═════ Collected data ═════

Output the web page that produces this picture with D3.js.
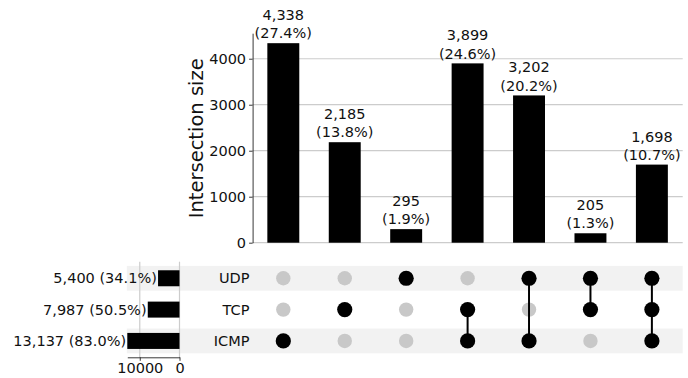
<!DOCTYPE html>
<html>
<head>
<meta charset="utf-8">
<script src="https://cdn.jsdelivr.net/npm/d3@7"></script>
<style>
  html, body { margin: 0; padding: 0; background: #fff; }
  svg { display: block; font-family: "DejaVu Sans", sans-serif; }
</style>
</head>
<body>
<svg id="chart" width="688" height="378"></svg>
<script>
// Sets shown as matrix rows (top to bottom)
const sets = ["UDP", "TCP", "ICMP"];
// Size of each set
const setTotals = [5400, 7987, 13137];
// Intersections, in column order: member sets and their sizes
const intersectionMembers = [
  ["ICMP"],
  ["TCP"],
  ["UDP"],
  ["TCP", "ICMP"],
  ["UDP", "ICMP"],
  ["UDP", "TCP"],
  ["UDP", "TCP", "ICMP"]
];
const intersectionSizes = [4338, 2185, 295, 3899, 3202, 205, 1698];
const sizeTicks = [0, 1000, 2000, 3000, 4000];
const totalTicks = [10000, 0];

const total = d3.sum(intersectionSizes);
const fmt = d3.format(",");
const pct = v => "(" + (100 * v / total).toFixed(1) + "%)";

const svg = d3.select("#chart");
const FS = 14.5;
const gridColor = "#cccccc";

// ---- scales ----
const cols = intersectionSizes.map((d, i) => i);
const x = d3.scaleBand().domain(cols).range([252.6, 682.6])
  .paddingInner(0.48).paddingOuter(0.24);
const y = d3.scaleLinear().domain([0, 4555]).range([242.7, 33.2]);
const row = d3.scaleBand().domain(sets).range([262.6, 356.6]);
const xt = d3.scaleLinear().domain([0, 13137]).range([179.5, 127.3]);

// ---- matrix row shading ----
svg.append("g").selectAll("rect")
  .data(sets.filter((s, i) => i % 2 === 0))
  .join("rect")
  .attr("x", xt(13137) - 0.5)
  .attr("width", 682.7 - xt(13137) + 0.5)
  .attr("y", d => row(d) + row.bandwidth() / 2 - 12.4)
  .attr("height", 24.8)
  .attr("fill", "#f2f2f2");

// ---- intersection size chart ----
const gGrid = svg.append("g");
gGrid.selectAll("line")
  .data(sizeTicks)
  .join("line")
  .attr("x1", 252.6).attr("x2", 682.7)
  .attr("y1", d => y(d)).attr("y2", d => y(d))
  .attr("stroke", gridColor).attr("stroke-width", 1.2);

svg.append("g").selectAll("rect")
  .data(intersectionSizes)
  .join("rect")
  .attr("x", (d, i) => x(i))
  .attr("width", x.bandwidth())
  .attr("y", d => y(d))
  .attr("height", d => y(0) - y(d))
  .attr("fill", "#000");

const labels = svg.append("g")
  .attr("font-size", FS).attr("fill", "#111").attr("text-anchor", "middle");
intersectionSizes.forEach((v, i) => {
  const cx = x(i) + x.bandwidth() / 2;
  labels.append("text").attr("x", cx).attr("y", y(v) - 23).text(fmt(v));
  labels.append("text").attr("x", cx).attr("y", y(v) - 4.8).text(pct(v));
});

const yAxis = svg.append("g")
  .attr("transform", "translate(252.6,0)")
  .call(d3.axisLeft(y).tickValues(sizeTicks).tickSize(3.5).tickPadding(3).tickSizeOuter(0).tickFormat(d3.format("d")));
yAxis.selectAll("text").attr("font-size", FS).attr("font-family", "DejaVu Sans").attr("fill", "#111");
yAxis.selectAll("line,path").attr("stroke", "#222").attr("stroke-width", 0.9);

svg.append("text")
  .attr("transform", "translate(203,138.3) rotate(-90)")
  .attr("text-anchor", "middle")
  .attr("font-size", 19.5)
  .attr("fill", "#111")
  .text("Intersection size");

// ---- set totals ----
svg.append("g").selectAll("line")
  .data(totalTicks)
  .join("line")
  .attr("x1", d => xt(d)).attr("x2", d => xt(d))
  .attr("y1", 261.7).attr("y2", 357.3)
  .attr("stroke", gridColor).attr("stroke-width", 1.2);

const barH = 16;
svg.append("g").selectAll("rect")
  .data(setTotals)
  .join("rect")
  .attr("x", d => xt(d))
  .attr("width", d => xt(0) - xt(d))
  .attr("y", (d, i) => row(sets[i]) + row.bandwidth() / 2 - barH / 2)
  .attr("height", barH)
  .attr("fill", "#000");

svg.append("g").selectAll("text")
  .data(setTotals)
  .join("text")
  .attr("x", d => xt(d) - 1.2)
  .attr("y", (d, i) => row(sets[i]) + row.bandwidth() / 2)
  .attr("dy", "0.35em")
  .attr("text-anchor", "end")
  .attr("font-size", FS)
  .attr("fill", "#111")
  .text(d => fmt(d) + " " + pct(d));

const tAxis = svg.append("g")
  .attr("transform", "translate(0,357.3)")
  .call(d3.axisBottom(xt).tickValues(totalTicks).tickSize(3.5).tickPadding(2).tickSizeOuter(0).tickFormat(d3.format("d")));
tAxis.selectAll("text").attr("font-size", FS).attr("font-family", "DejaVu Sans").attr("fill", "#111");
tAxis.selectAll("line,path").attr("stroke", "#222").attr("stroke-width", 0.9);

// ---- set names ----
svg.append("g").selectAll("text")
  .data(sets)
  .join("text")
  .attr("x", 249.5)
  .attr("y", d => row(d) + row.bandwidth() / 2)
  .attr("dy", "0.35em")
  .attr("text-anchor", "end")
  .attr("font-size", FS)
  .attr("fill", "#111")
  .text(d => d);

// ---- membership matrix ----
const rowY = s => row(s) + row.bandwidth() / 2;
const matrix = svg.append("g");
intersectionMembers.forEach((members, i) => {
  const cx = x(i) + x.bandwidth() / 2;
  sets.forEach(s => {
    const on = members.includes(s);
    matrix.append("circle")
      .attr("cx", cx).attr("cy", rowY(s))
      .attr("r", on ? 7.6 : 7.2)
      .attr("fill", on ? "#000" : "#c8c8c8");
  });
  if (members.length > 1) {
    const ys = members.map(rowY);
    matrix.append("line")
      .attr("x1", cx).attr("x2", cx)
      .attr("y1", d3.min(ys)).attr("y2", d3.max(ys))
      .attr("stroke", "#000").attr("stroke-width", 2);
  }
});
</script>
</body>
</html>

═════

Images in the data above are to be skipped. Retype all other material exactly.

Output the web page that produces this picture with D3.js.
<!DOCTYPE html>
<html>
<head>
<meta charset="utf-8">
<script src="https://cdn.jsdelivr.net/npm/d3@7"></script>
<style>
  html, body { margin: 0; padding: 0; background: #fff; }
  svg { display: block; font-family: "DejaVu Sans", sans-serif; }
</style>
</head>
<body>
<svg id="chart" width="688" height="378"></svg>
<script>
// Sets shown as matrix rows (top to bottom)
const sets = ["UDP", "TCP", "ICMP"];
// Size of each set
const setTotals = [5400, 7987, 13137];
// Intersections, in column order: member sets and their sizes
const intersectionMembers = [
  ["ICMP"],
  ["TCP"],
  ["UDP"],
  ["TCP", "ICMP"],
  ["UDP", "ICMP"],
  ["UDP", "TCP"],
  ["UDP", "TCP", "ICMP"]
];
const intersectionSizes = [4338, 2185, 295, 3899, 3202, 205, 1698];
const sizeTicks = [0, 1000, 2000, 3000, 4000];
const totalTicks = [10000, 0];

const total = d3.sum(intersectionSizes);
const fmt = d3.format(",");
const pct = v => "(" + (100 * v / total).toFixed(1) + "%)";

const svg = d3.select("#chart");
const FS = 14.5;
const gridColor = "#cccccc";

// ---- scales ----
const cols = intersectionSizes.map((d, i) => i);
const x = d3.scaleBand().domain(cols).range([252.6, 682.6])
  .paddingInner(0.48).paddingOuter(0.24);
const y = d3.scaleLinear().domain([0, 4555]).range([242.7, 33.2]);
const row = d3.scaleBand().domain(sets).range([262.6, 356.6]);
const xt = d3.scaleLinear().domain([0, 13137]).range([179.5, 127.3]);

// ---- matrix row shading ----
svg.append("g").selectAll("rect")
  .data(sets.filter((s, i) => i % 2 === 0))
  .join("rect")
  .attr("x", xt(13137) - 0.5)
  .attr("width", 682.7 - xt(13137) + 0.5)
  .attr("y", d => row(d) + row.bandwidth() / 2 - 12.4)
  .attr("height", 24.8)
  .attr("fill", "#f2f2f2");

// ---- intersection size chart ----
const gGrid = svg.append("g");
gGrid.selectAll("line")
  .data(sizeTicks)
  .join("line")
  .attr("x1", 252.6).attr("x2", 682.7)
  .attr("y1", d => y(d)).attr("y2", d => y(d))
  .attr("stroke", gridColor).attr("stroke-width", 1.2);

svg.append("g").selectAll("rect")
  .data(intersectionSizes)
  .join("rect")
  .attr("x", (d, i) => x(i))
  .attr("width", x.bandwidth())
  .attr("y", d => y(d))
  .attr("height", d => y(0) - y(d))
  .attr("fill", "#000");

const labels = svg.append("g")
  .attr("font-size", FS).attr("fill", "#111").attr("text-anchor", "middle");
intersectionSizes.forEach((v, i) => {
  const cx = x(i) + x.bandwidth() / 2;
  labels.append("text").attr("x", cx).attr("y", y(v) - 23).text(fmt(v));
  labels.append("text").attr("x", cx).attr("y", y(v) - 4.8).text(pct(v));
});

const yAxis = svg.append("g")
  .attr("transform", "translate(252.6,0)")
  .call(d3.axisLeft(y).tickValues(sizeTicks).tickSize(3.5).tickPadding(3).tickSizeOuter(0).tickFormat(d3.format("d")));
yAxis.selectAll("text").attr("font-size", FS).attr("font-family", "DejaVu Sans").attr("fill", "#111");
yAxis.selectAll("line,path").attr("stroke", "#222").attr("stroke-width", 0.9);

svg.append("text")
  .attr("transform", "translate(203,138.3) rotate(-90)")
  .attr("text-anchor", "middle")
  .attr("font-size", 19.5)
  .attr("fill", "#111")
  .text("Intersection size");

// ---- set totals ----
svg.append("g").selectAll("line")
  .data(totalTicks)
  .join("line")
  .attr("x1", d => xt(d)).attr("x2", d => xt(d))
  .attr("y1", 261.7).attr("y2", 357.3)
  .attr("stroke", gridColor).attr("stroke-width", 1.2);

const barH = 16;
svg.append("g").selectAll("rect")
  .data(setTotals)
  .join("rect")
  .attr("x", d => xt(d))
  .attr("width", d => xt(0) - xt(d))
  .attr("y", (d, i) => row(sets[i]) + row.bandwidth() / 2 - barH / 2)
  .attr("height", barH)
  .attr("fill", "#000");

svg.append("g").selectAll("text")
  .data(setTotals)
  .join("text")
  .attr("x", d => xt(d) - 1.2)
  .attr("y", (d, i) => row(sets[i]) + row.bandwidth() / 2)
  .attr("dy", "0.35em")
  .attr("text-anchor", "end")
  .attr("font-size", FS)
  .attr("fill", "#111")
  .text(d => fmt(d) + " " + pct(d));

const tAxis = svg.append("g")
  .attr("transform", "translate(0,357.3)")
  .call(d3.axisBottom(xt).tickValues(totalTicks).tickSize(3.5).tickPadding(2).tickSizeOuter(0).tickFormat(d3.format("d")));
tAxis.selectAll("text").attr("font-size", FS).attr("font-family", "DejaVu Sans").attr("fill", "#111");
tAxis.selectAll("line,path").attr("stroke", "#222").attr("stroke-width", 0.9);

// ---- set names ----
svg.append("g").selectAll("text")
  .data(sets)
  .join("text")
  .attr("x", 249.5)
  .attr("y", d => row(d) + row.bandwidth() / 2)
  .attr("dy", "0.35em")
  .attr("text-anchor", "end")
  .attr("font-size", FS)
  .attr("fill", "#111")
  .text(d => d);

// ---- membership matrix ----
const rowY = s => row(s) + row.bandwidth() / 2;
const matrix = svg.append("g");
intersectionMembers.forEach((members, i) => {
  const cx = x(i) + x.bandwidth() / 2;
  sets.forEach(s => {
    const on = members.includes(s);
    matrix.append("circle")
      .attr("cx", cx).attr("cy", rowY(s))
      .attr("r", on ? 7.6 : 7.2)
      .attr("fill", on ? "#000" : "#c8c8c8");
  });
  if (members.length > 1) {
    const ys = members.map(rowY);
    matrix.append("line")
      .attr("x1", cx).attr("x2", cx)
      .attr("y1", d3.min(ys)).attr("y2", d3.max(ys))
      .attr("stroke", "#000").attr("stroke-width", 2);
  }
});
</script>
</body>
</html>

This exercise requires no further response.